I'm doing realtime video processing on iOS at 120 fps and want to first preprocess image on GPU (downsample, convert color, etc. that are not fast enough on CPU) and later postprocess frame on CPU using OpenCV.
What's the fastest way to share camera feed between GPU and CPU using Metal?

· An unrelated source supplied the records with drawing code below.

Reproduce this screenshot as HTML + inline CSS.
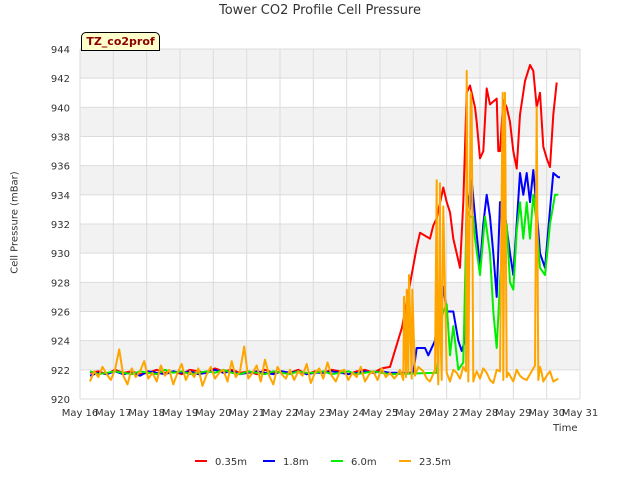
<!DOCTYPE html>
<html><head><meta charset="utf-8"><style>
body{margin:0;background:#fff;font-family:"Liberation Sans","DejaVu Sans",sans-serif}
svg text{font-family:"DejaVu Sans","Liberation Sans",sans-serif}
</style></head><body>
<svg id="c" width="640" height="480" xmlns="http://www.w3.org/2000/svg"></svg>
<script>
const xTickLabels=["May 16","May 17","May 18","May 19","May 20","May 21","May 22","May 23","May 24","May 25","May 26","May 27","May 28","May 29","May 30","May 31"];
const yTicks=[920,922,924,926,928,930,932,934,936,938,940,942,944];
const seriesNames=["0.35m","1.8m","6.0m","23.5m"];
const seriesColors=["#ff0000","#0000ff","#00ee00","#ffa500"];
// flat noise (every 0.25 day from day 0.3)
const redFlat=[921.8,921.9,921.7,922.0,921.8,921.9,921.7,921.8,922.0,921.8,921.9,921.7,922.0,921.9,921.8,922.1,921.9,922.0,921.8,921.9,921.7,922.0,921.8,921.9,921.8,922.0,921.7,921.9,921.8,922.0,921.9,921.7,921.9,922.0,921.8,922.1,922.2];
const blueFlat=[921.6,921.8,921.7,921.9,921.7,921.8,921.6,921.9,921.8,921.7,921.9,921.8,921.9,921.7,921.8,922.0,921.8,921.9,921.7,921.8,921.9,921.8,921.7,921.9,921.8,921.9,921.7,921.8,921.8,921.9,921.8,921.7,921.8,921.9,921.8,921.9,921.8];
const greenFlat=[921.9,921.7,921.8,921.9,921.8,921.7,921.9,921.8,921.7,922.0,921.8,921.9,921.7,921.8,921.9,921.8,922.0,921.8,921.7,921.9,921.8,921.7,921.9,921.8,921.7,921.9,921.8,921.8,921.9,921.7,921.8,921.9,921.7,921.8,921.9,921.8,921.7];
// orange flat noise every 0.125 day from day 0.3
const orangeFlat=[921.2,921.9,921.5,922.2,921.7,921.3,922.0,923.4,921.6,921.0,922.1,921.5,921.9,922.6,921.4,921.8,921.2,922.3,921.6,922.0,921.0,921.8,922.4,921.3,921.9,921.5,922.1,920.9,921.7,922.2,921.4,921.8,922.0,921.2,922.6,921.5,921.9,923.6,921.4,921.8,922.3,921.2,922.7,921.6,921.0,922.2,921.7,921.4,922.0,921.3,921.9,921.6,922.4,921.1,921.8,922.1,921.4,922.5,921.6,921.2,921.9,922.0,921.3,921.8,921.5,922.2,921.2,921.7,921.9,921.3,922.1,921.5,921.8,921.4];
// active period
const redDays=[9.3,9.66,10.1,10.2,10.5,10.6,10.7,10.9,11.0,11.1,11.2,11.4,11.5,11.6,11.7,11.85,11.9,12.0,12.1,12.2,12.3,12.5,12.55,12.6,12.7,12.8,12.9,13.0,13.1,13.2,13.35,13.5,13.6,13.7,13.8,13.9,14.0,14.1,14.2,14.3];
const redVals=[922.2,924.9,930.4,931.4,931.0,931.9,932.4,934.5,933.5,932.8,931.0,929.0,933.5,941.0,941.5,940.0,939.0,936.5,937.0,941.3,940.2,940.6,937.0,937.0,940.5,940.0,939.0,937.0,935.8,939.5,941.8,942.9,942.5,940.0,941.0,937.3,936.5,935.9,939.5,941.7];
const blueDays=[10.0,10.1,10.35,10.45,10.65,10.7,10.9,11.0,11.2,11.35,11.45,11.55,11.6,11.7,11.75,11.85,12.0,12.1,12.2,12.3,12.4,12.5,12.6,12.7,12.9,13.0,13.1,13.2,13.3,13.4,13.5,13.6,13.7,13.8,13.95,14.1,14.2,14.35,14.4];
const blueVals=[921.8,923.5,923.5,923.0,924.0,925.0,927.7,926.0,926.0,924.0,923.3,924.0,934.4,933.0,935.0,932.5,929.0,932.0,934.0,932.5,930.0,927.0,933.5,933.5,930.0,928.5,932.0,935.5,934.0,935.5,933.5,935.7,933.0,930.0,929.0,933.0,935.5,935.2,935.2];
const greenDays=[10.7,10.8,10.9,11.0,11.1,11.2,11.35,11.5,11.6,11.7,11.8,11.85,12.0,12.15,12.3,12.4,12.5,12.6,12.7,12.8,12.9,13.0,13.1,13.2,13.3,13.4,13.5,13.6,13.7,13.8,13.95,14.1,14.25,14.35];
const greenVals=[921.8,925.0,926.0,926.5,923.0,925.0,922.0,922.5,933.0,932.5,932.5,931.0,928.5,932.5,930.0,926.0,923.5,928.0,931.5,932.0,928.0,927.5,931.5,933.5,931.0,933.5,931.0,934.0,932.0,929.0,928.5,932.0,934.0,934.0];
const orangeDays=[9.5,9.6,9.7,9.72,9.78,9.8,9.85,9.87,9.95,9.97,10.05,10.15,10.3,10.4,10.5,10.65,10.7,10.72,10.75,10.8,10.82,10.85,10.9,11.0,11.1,11.2,11.3,11.4,11.5,11.58,11.6,11.65,11.72,11.75,11.8,11.85,11.9,12.0,12.1,12.2,12.3,12.4,12.5,12.6,12.68,12.7,12.75,12.8,12.85,13.0,13.1,13.2,13.3,13.4,13.55,13.65,13.7,13.75,13.8,13.85,13.9,14.0,14.1,14.2,14.35];
const orangeVals=[921.6,922.0,921.3,927.0,921.5,927.5,921.8,928.5,921.4,927.5,921.6,922.2,921.9,921.4,921.2,922.0,935.0,923.0,921.0,934.8,924.0,921.3,933.2,921.8,921.2,922.0,921.8,921.4,922.2,921.9,942.5,921.2,941.0,940.0,921.2,921.6,921.9,921.4,922.1,921.8,921.3,921.1,922.0,921.9,941.0,921.3,941.0,921.5,921.8,921.2,922.0,921.6,921.4,921.3,921.9,922.3,940.0,921.3,922.2,921.8,921.2,921.6,921.9,921.2,921.4];

const svg=document.getElementById('c'),NS="http://www.w3.org/2000/svg";
const L=80,R=580,T=49,B=399;
const X=d=>L+(R-L)*d/15, Y=v=>B-(B-T)*(v-920)/24;
function mk(tag,attrs,parent){const e=document.createElementNS(NS,tag);for(const k in attrs)e.setAttribute(k,attrs[k]);(parent||svg).appendChild(e);return e;}
for(let i=0;i<yTicks.length-1;i++){
  if(yTicks[i]%4===2){const r=mk('rect',{x:L,y:Y(yTicks[i+1]),width:R-L,height:Y(yTicks[i])-Y(yTicks[i+1]),fill:'#f2f2f2'});
  
  }
}
yTicks.forEach(v=>{const g=mk('line',{x1:L,x2:R,y1:Y(v),y2:Y(v),stroke:'#dcdcdc','stroke-width':1});


const t=mk('text',{x:L-10,y:Y(v)+4,'text-anchor':'end','font-size':10,fill:'#333'});t.textContent=v;

});
xTickLabels.forEach((s,i)=>{const g=mk('line',{x1:X(i),x2:X(i),y1:T,y2:B,stroke:'#dcdcdc'});


const t=mk('text',{x:X(i),y:B+17,'text-anchor':'middle','font-size':10,fill:'#333'});t.textContent=s;

});
function build(flat,step,days,vals){const pts=[];flat.forEach((v,i)=>pts.push([0.3+i*step,v]));days.forEach((d,i)=>{if(d>pts[pts.length-1][0])pts.push([d,vals[i]]);});return pts;}
const S=[build(redFlat,0.25,redDays,redVals),build(blueFlat,0.25,blueDays,blueVals),build(greenFlat,0.25,greenDays,greenVals),build(orangeFlat,0.125,orangeDays,orangeVals)];
S.forEach((pts,i)=>{const p=mk('polyline',{points:pts.map(q=>X(q[0]).toFixed(1)+','+Y(q[1]).toFixed(1)).join(' '),fill:'none',stroke:seriesColors[i],'stroke-width':2,'stroke-linejoin':'round'});

});
seriesNames.forEach((n,i)=>{const lx=195+i*68;
const l=mk('line',{x1:lx,x2:lx+12,y1:461,y2:461,stroke:seriesColors[i],'stroke-width':2});


const t=mk('text',{x:lx+20,y:465,'font-size':10,fill:'#333'});t.textContent=n;

});
</script>
<div style="position:absolute;left:0;top:0;width:640px;height:480px;pointer-events:none">
<div style="position:absolute;top:3px;width:640px;text-align:center;font:13px 'DejaVu Sans',sans-serif;color:#333">Tower CO2 Profile Cell Pressure</div>
<div style="position:absolute;left:-45px;top:217px;width:120px;text-align:center;transform:rotate(-90deg);font:10px 'DejaVu Sans',sans-serif;color:#333">Cell Pressure (mBar)</div>
<div style="position:absolute;left:553px;top:423px;font:10px 'DejaVu Sans',sans-serif;color:#333">Time</div>
<div style="position:absolute;left:81px;top:32px;width:77px;height:17px;background:#ffffcc;border:1px solid #000;border-radius:5px 5px 0 0;font:bold 11px 'DejaVu Sans',sans-serif;color:#8b0000;line-height:17px;text-align:center">TZ_co2prof</div>
</div>
</body></html>
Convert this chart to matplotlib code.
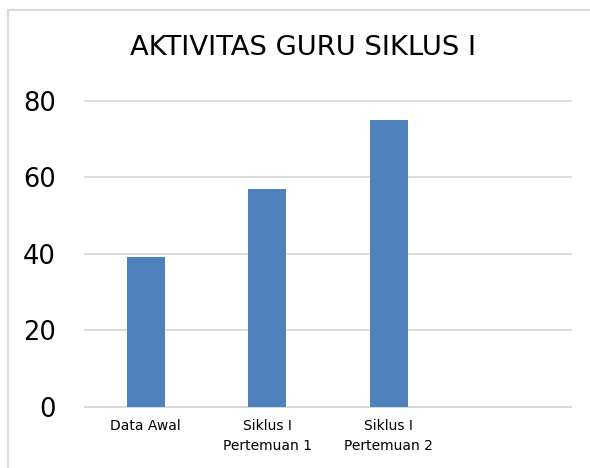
import matplotlib
matplotlib.use("Agg")
import matplotlib.pyplot as plt
from matplotlib.lines import Line2D

# data
categories = ["Data Awal", "Siklus I\nPertemuan 1", "Siklus I\nPertemuan 2", ""]
values = [39.1, 57, 75, None]
y_ticks = [0, 20, 40, 60, 80]
title = "AKTIVITAS GURU SIKLUS I"

plt.rcParams["font.family"] = ["DejaVu Sans"]

fig = plt.figure(figsize=(5.9, 4.68), dpi=100)
ax = fig.add_axes([85 / 590, 61.3 / 468, 486 / 590, 306 / 468])

xs = list(range(len(categories)))
bar_x = [x for x, v in zip(xs, values) if v is not None]
bar_v = [v for v in values if v is not None]
ax.bar(bar_x, bar_v, width=0.31, color="#4f81bd", zorder=3)

ax.set_xlim(-0.5, len(categories) - 0.5)
ax.set_ylim(0, 80)
ax.set_yticks(y_ticks)
ax.set_xticks(xs)
ax.set_xticklabels(categories, fontsize=10, linespacing=1.5)
ax.tick_params(axis="x", length=0, pad=9)
ax.tick_params(axis="y", length=0, pad=21, labelsize=18.5)

ax.grid(axis="y", color="#d9d9d9", linewidth=1.3, zorder=0)
for gl in ax.yaxis.get_gridlines():
    gl.set_clip_on(False)
for side in ("top", "right", "left"):
    ax.spines[side].set_visible(False)
ax.spines["bottom"].set_color("#d9d9d9")
ax.spines["bottom"].set_linewidth(1.3)

fig.text(303 / 590, 1 - 48 / 468, title, fontsize=19.7, ha="center", va="center")

# chart frame: only its top and left edges fall inside the image
fx, fy = 7.5 / 590, 1 - 10 / 468
fig.add_artist(Line2D([fx, fx], [0, fy], transform=fig.transFigure,
                      color="#d9d9d9", linewidth=1.5))
fig.add_artist(Line2D([fx, 1], [fy, fy], transform=fig.transFigure,
                      color="#d9d9d9", linewidth=1.5))

fig.savefig("out.png", dpi=100)
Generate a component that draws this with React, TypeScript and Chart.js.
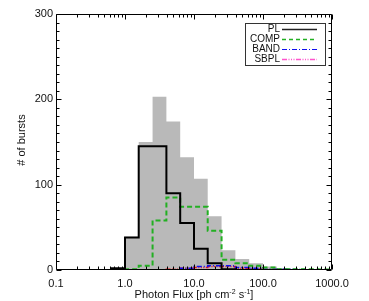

In other words the pipe would look like:
CMSampleBufferRef -> MTLTexture or MTLBuffer -> OpenCV Mat
I'm converting CMSampleBufferRef -> MTLTexture the following way
CVPixelBufferRef pixelBuffer = CMSampleBufferGetImageBuffer(sampleBuffer);
// textureRGBA
{
size_t width = CVPixelBufferGetWidth(pixelBuffer);
size_t height = CVPixelBufferGetHeight(pixelBuffer);
MTLPixelFormat pixelFormat = MTLPixelFormatBGRA8Unorm;
CVMetalTextureRef texture = NULL;
CVReturn status = CVMetalTextureCacheCreateTextureFromImage(NULL, _textureCache, pixelBuffer, NULL, pixelFormat, width, height, 0, &texture);
if(status == kCVReturnSuccess) {
textureBGRA = CVMetalTextureGetTexture(texture);
CFRelease(texture);
}
}
After my metal shader is finised I convert MTLTexture to OpenCV
cv::Mat image;
...
CGSize imageSize = CGSizeMake(drawable.texture.width, drawable.texture.height);
int imageByteCount = int(imageSize.width * imageSize.height * 4);
int mbytesPerRow = 4 * int(imageSize.width);
MTLRegion region = MTLRegionMake2D(0, 0, int(imageSize.width), int(imageSize.height));
CGSize resSize = CGSizeMake(drawable.texture.width, drawable.texture.height);
[drawable.texture getBytes:image.data bytesPerRow:mbytesPerRow fromRegion:region mipmapLevel:0];
Some observations:
1) Unfortunately MTLTexture.getBytes
seems expensive (copying data from GPU to CPU?) and takes around 5ms on my iphone 5S which is too much when processing at ~100fps
2) I noticed some people use MTLBuffer instead of MTLTexture with the following method:
metalDevice.newBufferWithLength(byteCount, options: .StorageModeShared)
(see: Memory write performance - GPU CPU Shared Memory)
However CMSampleBufferRef
and accompanying CVPixelBufferRef
is managed by CoreVideo is guess.